Das BAG entschied, dass die Bestimmung gem. § 307 Abs. 1 Satz 1 BGB unwirksam ist. Die Frist für die gerichtliche Geltendmachung ist mit zwei Monaten unangemessen kurz. Eine einzelvertragliche Ausschlussfrist in Allgemeinen Geschäftsbedingungen, welche die gerichtliche Geltendmachung aller Ansprüche aus dem Arbeitsverhältnis innerhalb einer Frist von weniger als drei Monaten ab Fälligkeit verlangt, benachteiligt den Vertragspartner des Verwenders unangemessen entgegen den Geboten von Treu und Glauben BAG 25. Mai 2005 - 5 AZR 572/04 - NJW 2005, 3305. Sie ist mit wesentlichen Grundgedanken des gesetzlichen Verjährungsrechts nicht zu vereinbaren (§ 307 Abs. 2 Nr. 1 BGB) und schränkt wesentliche Rechte, die sich aus der Natur des Arbeitsvertrags ergeben, so ein, dass die Erreichung des Vertragszwecks gefährdet ist (§ 307 Abs. 2 Nr. 2 BGB). An dieser Rechtsprechung (BAG vom 28. September 2005 - 5 AZR 52/05 - NZA 2006, 149) hält der Senat fest.

Die Unwirksamkeit der Ausschlussklausel führt auch unter Berücksichtigung der Besonderheiten bei Altverträgen zu ihrem ersatzlosen Wegfall bei Aufrechterhaltung des Arbeitsvertrags im Übrigen (§ 306 Abs. 1 und 2 BGB).

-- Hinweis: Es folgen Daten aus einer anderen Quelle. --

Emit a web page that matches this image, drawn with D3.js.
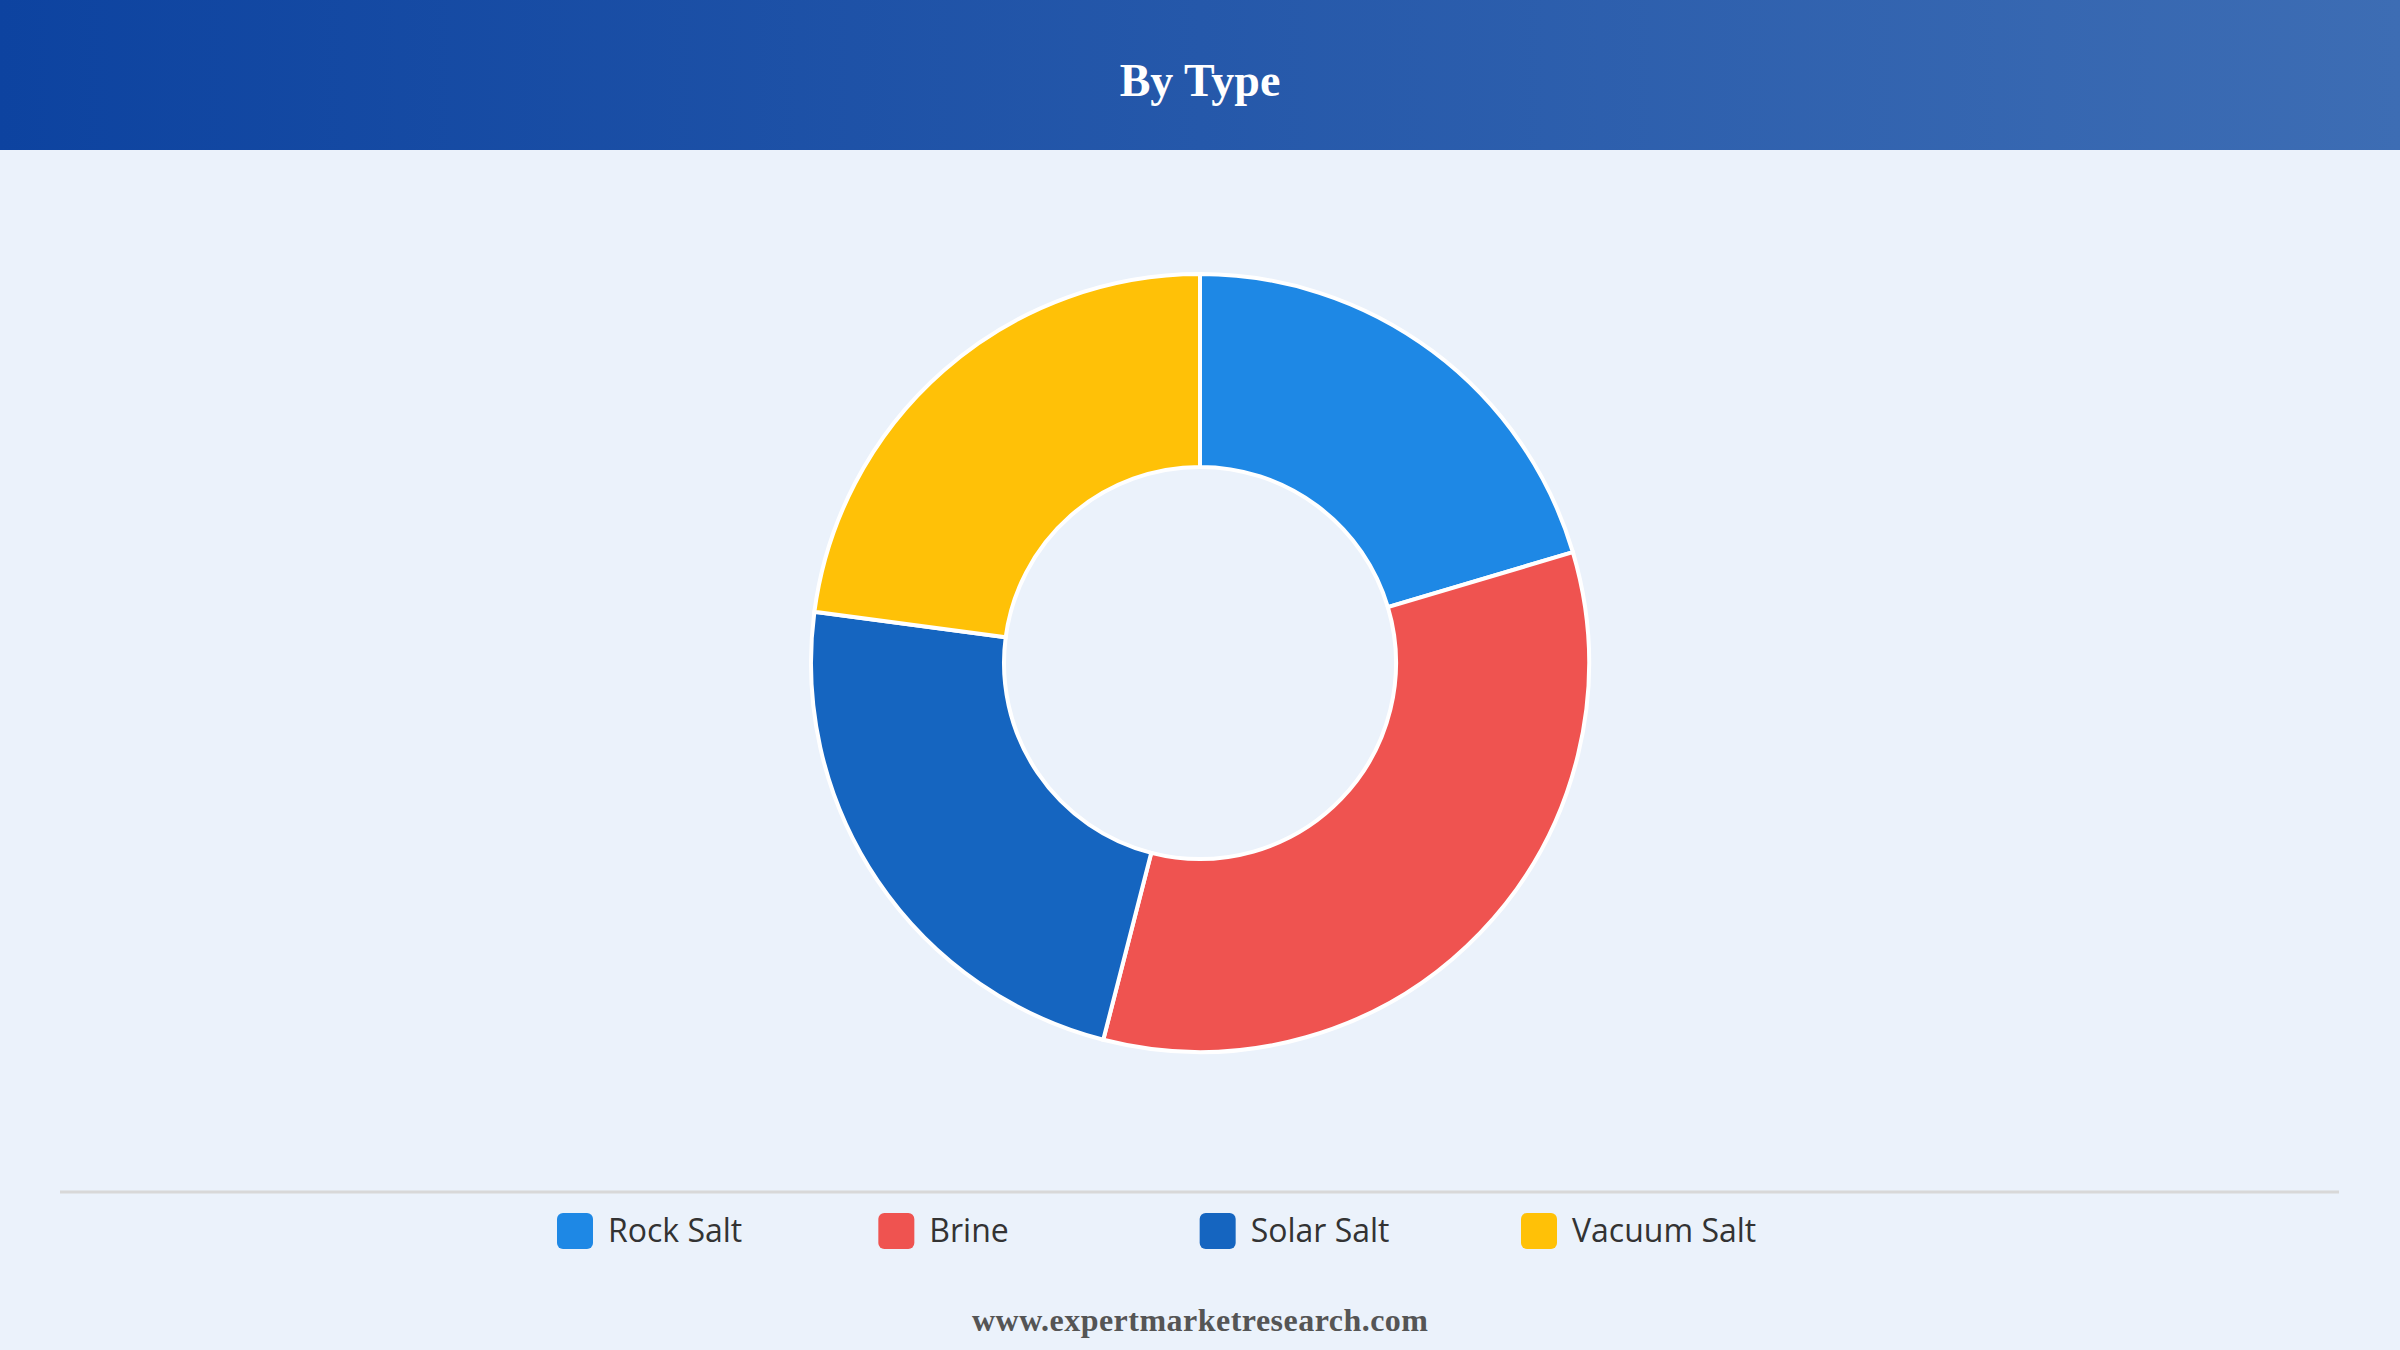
<!DOCTYPE html>
<html><head><meta charset="utf-8">
<script src="https://cdn.jsdelivr.net/npm/d3@7"></script>
<style>body{margin:0;background:#EBF2FB;}svg{display:block}</style>
</head><body>
<svg id="c" width="2400" height="1350"></svg>
<script>
const categories = ["Rock Salt", "Brine", "Solar Salt", "Vacuum Salt"];
const values = [20.4, 33.6, 23.1, 22.9];
const colors = ["#1E88E5", "#EF5350", "#1565C0", "#FFC107"];

const svg = d3.select("#c");
const defs = svg.append("defs");
const g = defs.append("linearGradient").attr("id","hg");
g.append("stop").attr("offset","0%").attr("stop-color","#0D43A0");
g.append("stop").attr("offset","100%").attr("stop-color","#3D6DB4");
svg.append("rect").attr("width",2400).attr("height",1350).attr("fill","#EBF2FB");
svg.append("rect").attr("width",2400).attr("height",150).attr("fill","url(#hg)");
svg.append("text").attr("x",1200).attr("y",85).attr("text-anchor","middle").attr("dominant-baseline","middle")
  .attr("font-family","Liberation Serif, serif").attr("font-weight","bold").attr("font-size",46).attr("fill","#fff").text("By Type");

const pie = d3.pie().sort(null).value(d=>d);
const arc = d3.arc().innerRadius(196).outerRadius(389);
svg.append("g").attr("transform","translate(1200,663)")
  .selectAll("path").data(pie(values)).join("path")
  .attr("d",arc).attr("fill",(d,i)=>colors[i]).attr("stroke","#fff").attr("stroke-width",4);

svg.append("line").attr("x1",60).attr("x2",2339).attr("y1",1192).attr("y2",1192).attr("stroke","#d8d8d8").attr("stroke-width",3);
const lx = d3.scalePoint().domain(categories).range([557,1521]);
const lg = svg.selectAll("g.l").data(categories).join("g").attr("transform",d=>`translate(${lx(d)},1231)`);
lg.append("rect").attr("x",0).attr("y",-18).attr("width",36).attr("height",36).attr("rx",6).attr("fill",(d,i)=>colors[i]);
lg.append("text").attr("x",51).attr("y",2).attr("dominant-baseline","middle").attr("font-family","Open Sans, sans-serif")
  .attr("font-size",32).attr("font-weight",500).attr("fill","#333").text(d=>d);

svg.append("text").attr("x",1200).attr("y",1324).attr("text-anchor","middle").attr("dominant-baseline","middle")
  .attr("font-family","Liberation Serif, serif").attr("font-weight","bold").attr("font-size",32).attr("fill","#555")
  .attr("textLength",456).text("www.expertmarketresearch.com");
</script>
</body></html>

Sind Bestimmungen in Allgemeinen Geschäftsbedingungen unwirksam, ist nach § 306 Abs. 2 BGB das (dispositive) Gesetz maßgebend. Ist der Gegenstand der unwirksamen Vereinbarung nicht gesetzlich geregelt, kommt es darauf an, ob ein ersatzloser Wegfall der unwirksamen Klausel eine sachgerechte Lösung darstellt. Scheidet diese Möglichkeit aus, ist zu prüfen, ob nach den anerkannten Grundsätzen der ergänzenden Vertragsauslegung eine Ersatzregelung gefunden werden kann (BAG vom 25. April 2007 - 5 AZR 627/06 - Rn. 26, AP BGB § 308 Nr. 7 = EzA BGB 2002 § 307 Nr. 20 mwN) .

Eine sog. geltungserhaltende Reduktion ist im Recht der Allgemeinen Geschäftsbedingungen nicht vorgesehen und wurde abgelehnt (BAG vom 28. September 2005 - 5 AZR 52/05 - NZA 2006, 149). Der Gesetzgeber hat sich mit Art. 229 § 5 EGBGB für die Anwendbarkeit der §§ 305 ff. BGB auch auf Verträge entschieden, die bei ihrem Abschluss noch nicht dem Anwendungsbereich des Rechts Allgemeiner Geschäftsbedingungen unterfielen. Durch die Überleitungsvorschrift war den Arbeitsvertragsparteien ein zeitlicher Spielraum eröffnet, sich auf die geänderte rechtliche Lage einzustellen. Die Vertragsparteien können nicht davon ausgehen, dass die rechtliche Beurteilung einzelner Vertragsregelungen während der gesamten Dauer des Arbeitsverhältnisses unverändert bleibt. Ein etwaiges Vertrauen des Verwenders darauf, zu kurze und damit unwirksam gewordene Ausschlussfristen würden generell auf das gerade noch zulässige Maß verlängert, wäre nicht berechtigt und nicht schützenswert.

Praxishinweise:
Nunmehr ist es auch höchstrichterlich entschieden, dass für vor dem 01.01.2002 abgeschlossene Arbeitsverträge die zweimonatige Ausschlussfrist zu kurz ist. Da weder eine geltungserhaltende Reduktion noch eine ergänzende Vertragsauslegung dem Arbeitgeber „hilft“, bergen gerade Altverträge ein großes Risikopotential.